Unilever to acquire Alberto-Culver

Unilever to acquire Alberto-Culver

Unilever to acquire Alberto-Culver

Unilever PLC, the Anglo-Dutch consumer-products giant, is closing in on a deal to purchase Alberto Culver Co., maker of Alberto VO5 hair-care products, people familiar with the matter said.
 
Unilever is expected to pay $37.50 in cash for Alberto Culver, a 19% premium to its Friday closing price of $31.48, a person familiar with the matter said, but added that talks were still ongoing.
 
The total value of the deal would be $3.7 billion at that per-share price, based on 98.6 million shares outstanding. Barring a last-minute snag, a deal could be announced as early as Monday.
 
A spokesman for Unilever had no comment while officials of Alberto Culver, based in Melrose Park, Ill., couldn't be reached.
Alberto Culver's portfolio includes a number of well-known hair-care brands, such as TRESemme and Nexxus, in addition to Alberto VO5, and skin-care products such as St. Ives and Noxzema. The company, part owned by the family of founder Leonard Lavin, and which dates its roots back more than 50 years, had sales of $1.4 billion for the fiscal year ended in September 2009.
 
The deal would come almost exactly a year after Unilever announced its purchase of Sara Lee Corp.'s personal-care business for €1.275 billion ($1.72 billion) in cash. That deal, which hasn't closed yet due to regulatory hurdles in Europe, would round out Unilever's personal-care portfolio by adding the cheaper Radox and Sanex brands to higher-end brands like Dove and Vaseline.

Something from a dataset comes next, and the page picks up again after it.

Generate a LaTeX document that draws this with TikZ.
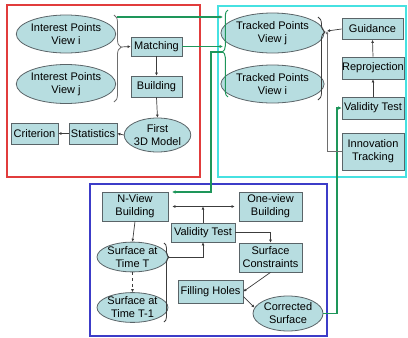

Unilever has said it expects the Sara Lee deal to be completed by the fourth quarter of 2010.
 
Personal care, which includes shampoo and skin products, has been outperforming Unilever's other divisions in recent quarters, thanks in part to the success of Degree deodorant and Suave shampoo in the U.S. The consumer-goods giant also launched a successful range of Dove products for men across the globe earlier this year.
 
Sales in Unilever's personal-care division were €6.7 billion in the first half of 2010, up 7.9% when stripping out the effects of currency fluctuations, disposals and acquisitions. Total sales, when including all divisions, were €21.895 billion for the first half, up 3.8% from a year earlier.
 
When Unilever agreed to buy the Sara Lee brands last year, Chief Executive Paul Polman called personal care a "strategic category" and a "key growth driver" for the company. The business is also where much of Mr. Polman's experience lies, with him having spent years in the home and personal-care business of Procter & Gamble Co.
 
In an interview on Bloomberg television earlier this year, Mr. Polman said Unilever was looking to spend €1 billion to €2 billion a year in acquisitions, and that his acquisition strategy was to "fill in white spaces" in Unilever's core categories, while focusing in particular on countries with growing populations of more than 100 million. Following on the Sara Lee purchase last year, Alberto Culver fits the bill.
The remaining bulk of Unilever's business is in food, and it includes products such as Ben & Jerry's ice cream, Hellmann's mayonnaise and Lipton tea.
 
By bringing Nexxus, VO5 and TRESemme shampoos into its stable of hair-care brands, the acquisition of Alberto Culver would put the Anglo-Dutch Unilever in more direct competition with its American archrival Procter & Gamble. Cincinnati, Ohio-based P&G—Mr. Polman's longtime employer—makes Pantene, Herbal Essences, Head & Shoulders and Clairol hair products.
 
It would also raise Unilever's presence in North America, where the company abandoned its laundry business in 2008, selling it for $1.45 billion in cash and shares to private-equity firm Vestar Capital Partners.
 
Mr. Lavin, a horse-racing enthusiast who turns 91 next month, founded the company in 1955 and took it public six years later. Today he sits on the board after relinquishing management of the company in 1994. Alberto Culver's executive chairman now is Carol Lavin Bernick, his daughter. Together, they own more than 14% of the company, according to the most recent proxy filing late last year.
 
In 4 p.m. composite trading Friday on the New York Stock Exchange, Alberto Culver shares were up 18 cents at $31.48. Unilever's American depositary shares were up 52 cents, or 1.8%, at $29.37.